The Project on Government Oversight (POGO) obtained an unreleased draft report from the Department of Defense’s Inspector General’s office that revealed Defense Secretary Leon Panetta disclosed top secret information at an event attended by a Hollywood Executive connected to the Bin Laden-raid film Zero Dark Thirty. POGO discusses the double standard of national security disclosures here.
Who is working on transparency issues? And where? The Sunlight Foundation has made the answers to these questions far easier to find with a spreadsheet of open government and transparency groups. Is your organization missing? Let them know.
A report from Good Jobs First, “Show Us the Subsidies” found that most economic development subsidy programs run by the United States’ largest cities and counties poorly practice online transparency. Two-thirds of the programs do not use the web to report on companies receiving subsidies. Those who do often fail to disclose the monetary value.

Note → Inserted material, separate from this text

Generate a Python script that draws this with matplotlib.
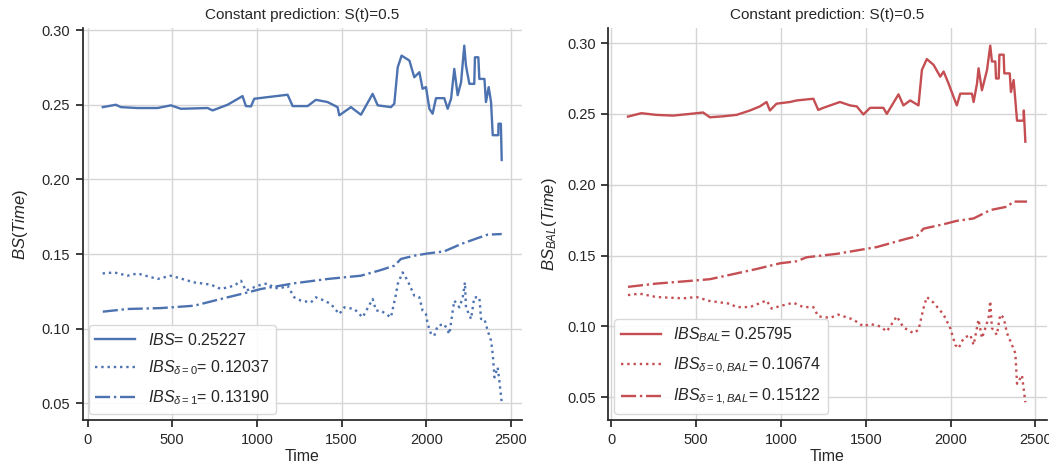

In a statement regarding the leak of an order signed by the Foreign Intelligence Surveillance Court (FISC) compelling Verizon to turn over a mass collection of telephone call logs to the National Security Agency, we noted that the news likely was a shock for many Americans. While officials within all three branches of our government signed off, or were briefed, on the program, the public has been left completely in the dark about the scope and the extent of the government’s domestic surveillance. Read what our partners are saying about the NSA's data collection, and the secrecy surrounding the programs below.
The Electronic Frontier Foundation, already leading the charge in court to bring surveillance information to the public, has a thorough overview of what is known and unknown about domestic spying, and what EFF is doing about it.
The Electronic Privacy Information Center (EPIC) pushed for oversight mechanisms while anticipating the renewal of the Foreign Intelligence Surveillance Act last year. EPIC has collated its extensive work on the PATRIOT Act and FISA here.
The Government Accountability Project (GAP), which defends NSA whistleblowers William Binney, Thomas Drake, and J. Kirk Wiebe, discussed how the revelation is a vindication for whistleblowers.
The American Library Association raised concerns about the use of Section 215 of the PATRIOT Act, popularly known as the “Library Provision” because of concerns that the provision could be used to obtain library users’ reading records and other personal information. Read their take here.
Yesterday, the Senate passed its version of the Farm Bill without a dangerous provision that would have completely cut off public access to information about the location of livestock operations. As wrote about in our last Update, action by the open government community helped keep a series of amendments authored by Senators Grassley and Donnelly from being offered during the Committee's mark-up of the bill. The proposed amendments would have prevented the public from accessing information relating to owners and operators of livestock operations, regardless of the public interest at stake in disclosure, and — though described as an effort to "protect personal privacy" by its supporters — would have permitted even the information of law-breaking large corporate operations to be kept from public view in addition to the information of individuals and families.
Prior to the debate of the Farm Bill by the full Senate, we and several of our partners worked with Senator Cardin to develop an alternative amendment to the Grassley — Donnelly proposal that would have reaffirmed existing privacy protections and preserved the Freedom of Information Act's (FOIA) balanced approach to releasing information that is in the public interest. None of the amendments were included in the package of amendments that were voted on by the full Senate.